Rough cuts are one step further in development than scripts. Like scripts, they provide an early draft of most of the project’s basic elements, in order, but without everything yet in place. A rough cut provides what some people might call a “prototype” of the project--complete enough to understand, but still early enough to allow students to seek feedback and fine-tune their work as they go.

Note: A rough cut of a podcast will be impossible to create without engaging students with the necessary technology for recording and editing sounds. We recommend introducing this technology early in the scaffolding (see Step 3); if you haven’t yet, we recommend doing so before assigning rough cuts.

Two possible approaches to rough cuts are as follows:

  • Make an actual rough recording of the podcast. At this stage, students shouldn’t worry about smoothly editing in songs or sounds; depending on time and availability of equipment, they might even just read their descriptions of sounds (instead of including the actual sounds), or approximate the sounds in some other way (e.g., saying “sound of rainfall--shhhhhhhhhhhhh” as a placeholder for where they will eventually add the actual recorded sound).

  • Have students collect audio elements and note their place and function in their scripts. Have students create a sound library keyed to specific moments in their scripts, focusing on collecting music and sound effects rather than recording voiceover text. In this approach, the rough cut would take the form of a script and an accompanying set of audio files.


Step 7: Have students peer review each other’s scripts and rough cuts along the way:

As with any writing project, peer review of multimodal compositions can provide students with helpful insight into how their project is working, and where they may need to make adjustments.

When peer-reviewing podcasts, be specific and explicit about the form students’ feedback will take. Should students take notes as they listen, or afterwards? Should they timestamp their feedback? Should they write directly on scripts, or in a separate feedback document? If in-class peer review activities are planned, will students be able to listen to the piece they are reviewing during the class period? These questions depend on a number of factors, including class size and location.

For more on peer review, see Sweetland’s Using Peer Review to Improve Student Writing resource.


Step 8: Have students create final cuts:

Ask students to revise their podcasts, to the extent that they can, given the time and resources available, incorporating feedback they’ve received along the way.


Step 9: Assign a final reflection:

Because few students’ podcasts are likely to be at an expert level in the short time they have to create them, it can be useful to ask students to submit reflections with their final cuts. These reflections should explain and justify the rhetorical choices they made as they planned, researched, designed, executed, and revised their podcasts. In other words, this step asks students to make an evidence-based argument about what they were doing and how it met or didn’t meet their aims for the project. You can then use this reflection to inform your own assessment of their projects.

Some podcasts are presented online with supplementary materials such as behind the scenes audio clips, additional interviews, images, videos, and other forms of further reading/listening/viewing.

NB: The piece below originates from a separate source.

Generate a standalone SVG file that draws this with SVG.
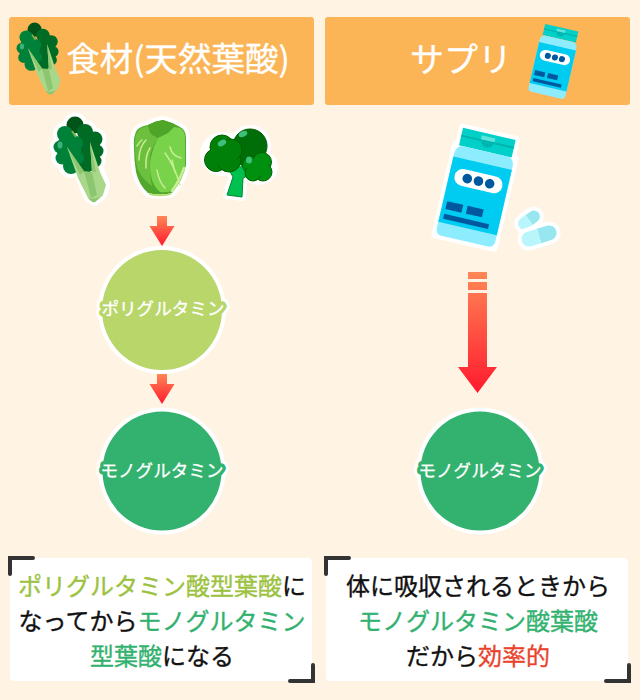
<svg xmlns="http://www.w3.org/2000/svg" xmlns:xlink="http://www.w3.org/1999/xlink" width="640" height="700" viewBox="0 0 640 700">
<style>
text{font-family:"Noto Sans CJK JP","Noto Sans CJK SC",sans-serif;text-anchor:middle}
.hd{fill:#FBB556}
.ht{fill:#fff;stroke:#fff;stroke-width:.3;stroke-linejoin:round}
.box{fill:#fff}
.br{fill:none;stroke:#333;stroke-width:4;stroke-linecap:round;stroke-linejoin:miter}
.lbl{font-size:17.6px;fill:#fff;stroke:#fff;stroke-width:.3}
.hw{fill:none;stroke:#fff;stroke-width:13;stroke-linejoin:round}
.hl{fill:none;stroke:#B8D66A;stroke-width:7;stroke-linejoin:round}
.hg{fill:none;stroke:#33B16F;stroke-width:7;stroke-linejoin:round}
.b{font-size:24px;fill:#111;stroke:#111;stroke-width:.35}
.lg{fill:#9CC23F;stroke:#9CC23F}.g{fill:#33B16F;stroke:#33B16F}.r{fill:#E8432C;stroke:#E8432C}
.sil{fill:#fff;stroke:#fff;stroke-width:8;stroke-linejoin:round}
.arrow{fill:url(#ag)}
</style>
<defs>
<linearGradient id="ag" x1="0" y1="0" x2="0" y2="1"><stop offset="0" stop-color="#FF8756"/><stop offset="1" stop-color="#FF1A2E"/></linearGradient>
<linearGradient id="ag2" gradientUnits="userSpaceOnUse" x1="0" y1="272" x2="0" y2="393"><stop offset="0" stop-color="#FF8756"/><stop offset="1" stop-color="#FF1A2E"/></linearGradient>
<g id="kshape">
<circle cx="75" cy="125" r="8.500"/><circle cx="65" cy="134" r="8"/><circle cx="60" cy="147" r="6.500"/><circle cx="62" cy="158" r="6.500"/><circle cx="71" cy="166" r="8"/><circle cx="85" cy="132" r="8"/><circle cx="95" cy="139" r="7.500"/><circle cx="97" cy="151" r="6.500"/><circle cx="95" cy="161" r="6.500"/><circle cx="78" cy="150" r="20"/>
<path d="M67 147 90 142 106 185 103 195 95 202 88 198Z"/>
</g>
<g id="kale">
<circle cx="75" cy="125" r="8.500" fill="#00541A"/>
<g fill="#006B24"><circle cx="85" cy="132" r="8"/><circle cx="95" cy="139" r="7.500"/><circle cx="97" cy="151" r="6.500"/><circle cx="95" cy="161" r="6.500"/><ellipse cx="88" cy="150" rx="12" ry="20"/><circle cx="86" cy="165" r="8"/></g>
<g fill="#00813A"><circle cx="65" cy="134" r="8"/><circle cx="60" cy="147" r="6.500"/><circle cx="62" cy="158" r="6.500"/><circle cx="71" cy="166" r="8"/><ellipse cx="69" cy="149" rx="12" ry="17"/><circle cx="76" cy="143" r="7"/><circle cx="78" cy="158" r="6"/></g>
<ellipse cx="60" cy="145" rx="2.500" ry="3.500" fill="#3CB37A"/>
<path d="M72 131 76 137" stroke="#7DB24A" stroke-width="2" fill="none"/>
<path d="M67 147 78 178 88 198Q92 202 95 202L103 195 106 185 100 172 90 142 92 172H84Z" fill="#A9D88A"/>
<path d="M84 171 92 172 97 195 91 198Z" fill="#8CC670"/>
<path d="M84 171 67 147 80 175ZM92 172 90 142 96 172Z" fill="#8CC670"/>
<path d="M88 198Q92 203 95 202L103 195 100 197Q93 200 88 198Z" fill="#8CC670"/>
</g>
<path id="hs" d="M134 148Q133 136 137 130 141 126 148 125 155 121 163 120 172 122 180 127 186 130 186 138L186 165Q183 180 172 193 160 196 148 193 139 185 136 172 134 160 134 148Z"/>
<g id="bottle">
<path d="M-27-55H27V-37H-27Z" fill="#00D0C8"/>
<path d="M-27-48H27V-46H-27Z" fill="#00B5B0"/>
<path d="M-6-46H6A6 5 0 0 1-6-46Z" fill="#00B5B0"/>
<rect x="-7" y="-52" width="14" height="4" fill="#5FE3DA"/>
<path d="M-24-37H24Q30-35 30-28V48Q30 55 24 55H-24Q-30 55-30 48V-28Q-30-35-24-37Z" fill="#8DEDFE"/>
<rect x="-30" y="-25" width="60" height="67" fill="#00CCF2"/>
<rect x="-24.500" y="-15" width="49" height="17" rx="8.500" fill="#fff"/>
<g fill="#00589F"><circle cx="-11.500" cy="-6.500" r="4.800"/><circle cx="0" cy="-6.500" r="4.800"/><circle cx="11.500" cy="-6.500" r="4.800"/>
<rect x="-26" y="20" width="16.500" height="8"/><rect x="-5" y="20" width="16.500" height="8"/><rect x="-26" y="33" width="46" height="5"/></g>
</g>
</defs>
<rect width="640" height="700" fill="#FFF3E4"/>

<g id="connectors">
<path class="arrow" d="M157 216H167V226H174.500L162 246 149.500 226H157Z"/>
<path class="arrow" d="M157 374H167V384H174.500L162 404 149.500 384H157Z"/>
<path fill="url(#ag2)" d="M468 272H487V279H468ZM468 282H487V290H468ZM468 293H487V367H497L477.500 393 458 367H468Z"/>
</g>

<g id="header-left">
<rect class="hd" x="9" y="17" width="305" height="88" rx="3"/>
<use xlink:href="#kale" href="#kale" transform="translate(-28.400 -75.300) scale(.84)"/>
<text class="ht" x="178" y="71" font-size="33.500">食材(天然葉酸)</text>
</g>
<g id="header-right">
<rect class="hd" x="325" y="17" width="305" height="88" rx="3"/>
<text class="ht" x="461" y="72" font-size="34">サプリ</text>
<use xlink:href="#bottle" href="#bottle" transform="translate(554 61.500) rotate(13) scale(.63)"/>
</g>

<g id="icon-komatsuna">
<use xlink:href="#kshape" href="#kshape" class="sil"/>
<use xlink:href="#kale" href="#kale"/>
</g>
<g id="icon-hakusai">
<use xlink:href="#hs" href="#hs" class="sil"/>
<use xlink:href="#hs" href="#hs" fill="#52A82C"/>
<path d="M135 148Q134 136 138 131 141 127 148 126L152 135 158 138Q150 150 150 158 149 172 152 186 143 180 138 170 135 160 135 148Z" fill="#6CC03E"/>
<path d="M148 125Q155 121 163 120 170 122 174 126L168 133 158 138 150 133Z" fill="#4FA528"/>
<path d="M158 138 168 133 174 127 180 128Q185 131 185 138L185 165Q182 178 172 191 165 193 160 192 153 186 151 176 149 165 151 157 153 147 158 138Z" fill="#78D24A"/>
<g fill="none" stroke="#C8EE96" stroke-width="1.500" stroke-linecap="round">
<path d="M139 160Q139 147 146 140M137 146Q139 142 142 140M146 168Q145 156 150 148"/>
<path d="M157 170Q159 182 165 188M165 153Q174 165 180 185M170 147Q172 156 181 158M175 172 172 160" />
<path d="M172 191Q180 180 184 168" stroke-width="2.500"/>
</g>
<path d="M149 194Q160 197 171 194" stroke="#B5E070" stroke-width="1.500" fill="none"/>
</g>
<g id="icon-broccoli">
<g class="sil">
<path d="M228 168 233 177 227 195 242 197 243 178 254 173 250 166Z"/>
<ellipse cx="223" cy="154" rx="19" ry="18"/><ellipse cx="250" cy="146" rx="17" ry="17"/><ellipse cx="258.500" cy="167" rx="15.500" ry="14"/>
</g>
<path d="M228 168 233 177 227 195 242 197 243 178 254 173 250 166Z" fill="#00C04F" stroke="#008A30" stroke-width="1"/>
<ellipse cx="250" cy="146" rx="17" ry="17" fill="#006E08" stroke="#005A00"/>
<ellipse cx="240" cy="152" rx="11" ry="13" fill="#006E08"/>
<path d="M243 150 258 158 246 168 238 164Z" fill="#006E08"/>
<g fill="#008008" stroke="#006000">
<circle cx="222" cy="147" r="12"/><circle cx="216" cy="160" r="11.500"/><circle cx="229" cy="160" r="12"/><circle cx="231" cy="150" r="11"/>
</g>
<ellipse cx="224" cy="154" rx="14" ry="12" fill="#008008"/>
<g fill="#00900F" stroke="#006000">
<circle cx="251" cy="165" r="8.500"/><circle cx="262" cy="162" r="9.500"/><circle cx="263" cy="172" r="9"/><circle cx="253" cy="173" r="8"/>
</g>
<ellipse cx="258" cy="167" rx="11" ry="9.500" fill="#00900F"/>
<ellipse cx="243" cy="134" rx="4.500" ry="2.800" fill="#3FC07A" transform="rotate(-25 243 134)"/>
<ellipse cx="222" cy="143" rx="4.500" ry="2.800" fill="#3FC07A" transform="rotate(-30 222 143)"/>
<ellipse cx="249" cy="160" rx="3" ry="3.500" fill="#3FC07A"/>
</g>
<g id="icon-bottle">
<g transform="translate(477 187.500) rotate(13)">
<path d="M-27-55H27V-37H30V55H-30V-37H-27Z" class="sil"/>
<use xlink:href="#bottle" href="#bottle"/>
</g>
</g>
<g id="icon-capsules">
<g transform="translate(529 220) rotate(-35)">
<rect x="-12" y="-6" width="24" height="12" rx="6" class="sil"/>
<path d="M0-6H6A6 6 0 0 1 6 6H0Z" fill="#97E6F0"/><path d="M0-6H-6A6 6 0 0 0-6 6H0Z" fill="#B9F6FB"/>
</g>
<g transform="translate(539 236) rotate(-17)">
<rect x="-18" y="-7.500" width="36" height="15" rx="7.500" class="sil"/>
<path d="M0-7.500H10.500A7.500 7.500 0 0 1 10.500 7.500H0Z" fill="#97E6F0"/><path d="M0-7.500H-10.500A7.500 7.500 0 0 0-10.500 7.500H0Z" fill="#B9F6FB"/>
</g>
</g>

<g id="node-polyglutamine">
<circle cx="162" cy="310" r="64" fill="#fff"/>
<text class="lbl hw" x="163" y="315">ポリグルタミン</text>
<circle cx="162" cy="310" r="60" fill="#B8D66A"/>
<text class="lbl hl" x="163" y="315">ポリグルタミン</text>
<text class="lbl" x="163" y="315">ポリグルタミン</text>
</g>
<g id="node-monoglutamine-left">
<circle cx="162" cy="471" r="63.500" fill="#fff"/>
<text class="lbl hw" x="162" y="477">モノグルタミン</text>
<circle cx="162" cy="471" r="59.500" fill="#33B16F"/>
<text class="lbl hg" x="162" y="477">モノグルタミン</text>
<text class="lbl" x="162" y="477">モノグルタミン</text>
</g>
<g id="node-monoglutamine-right">
<circle cx="480" cy="471" r="63.500" fill="#fff"/>
<text class="lbl hw" x="480" y="477">モノグルタミン</text>
<circle cx="480" cy="471" r="59.500" fill="#33B16F"/>
<text class="lbl hg" x="480" y="477">モノグルタミン</text>
<text class="lbl" x="480" y="477">モノグルタミン</text>
</g>

<g id="note-left">
<rect class="box" x="10" y="558" width="302" height="123" rx="4"/>
<path class="br" d="M10 574V558H33"/>
<path class="br" d="M290 681H313V665"/>
<text class="b" x="162" y="595"><tspan class="lg">ポリグルタミン酸型葉酸</tspan>に</text>
<text class="b" x="162" y="630">なってから<tspan class="g">モノグルタミン</tspan></text>
<text class="b" x="162" y="665"><tspan class="g">型葉酸</tspan>になる</text>
</g>
<g id="note-right">
<rect class="box" x="326" y="558" width="302" height="123" rx="4"/>
<path class="br" d="M326 574V558H349"/>
<path class="br" d="M606 681H629V665"/>
<text class="b" x="478" y="595">体に吸収されるときから</text>
<text class="b" x="478" y="630"><tspan class="g">モノグルタミン酸葉酸</tspan></text>
<text class="b" x="478" y="665">だから<tspan class="r">効率的</tspan></text>
</g>
</svg>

Though these supplementary materials will likely need modification or adjustment for a classroom setting, they often model reflective practices, especially when podcast creators are interviewed or asked to discuss their creative processes. Asking students to imagine a “real world” role for their reflection in the production of their podcast can help students to feel invested in the reflection assignment.

For more on reflection, see Sweetland’s Cultivating Reflection and Metacognition resource.


Step 10: Assessment:

As Step 9 suggests, assessing multimodal composition assignments presents special challenges--are you grading based on who made the best podcast, or whose podcast best reflects the learning goals of the class? Once again, we recommend using consistent terminology throughout this 10-step process; for example, you can crowdsource evaluative criteria from students’ analyses of podcasts in Step 2, use these criteria during peer review, and then use them again in a final assessment rubric. For a broader consideration of effective multimodal assessment practices, please see Sweetland’s Some Considerations for Multimodal Assessment resource.


Further Reading

Bowie, Jennifer. “Rhetorical Roots and Media Future: How Podcasting Fits into the Computers and Writing Classroom.” Kairos: A Journal of Rhetoric, Technology, and Pedagogy, vol. 16, no. 2, Spring 2012,

Cordulack, Evan. “Four Mistakes I Made When Assigning Podcasts.” The Chronicle of Higher Education, 18 Jul 2012,

Rodrigue, Tanya K., et al. “Navigating The Soundscape, Composing With Audio.” Kairos: A Journal of Rhetoric, Technology, and Pedagogy, vol. 21, no. 1, Fall 2016,


(1) A note on terminology: podcasts vs. audio essays. A podcast is technically a means of distribution for a show that is “cast” (or streamed) online. Many podcases consist of one or more segments. The types of segments are often determined by the genre of the podcast; for example, a radio drama podcast might have a segment called an “audio story” or “audio fiction.” An “audio essay,” then, is a segment that its authors classify as an essay, perhaps because it includes research or makes an argument.

However, we found that many podcast creators, listeners and educators use the term “podcast” to refer to the segments or content of the podcast itself. So, for the purposes of this resource, we use the term “podcast” to refer to any kind of audio or sound essay you might have a student create.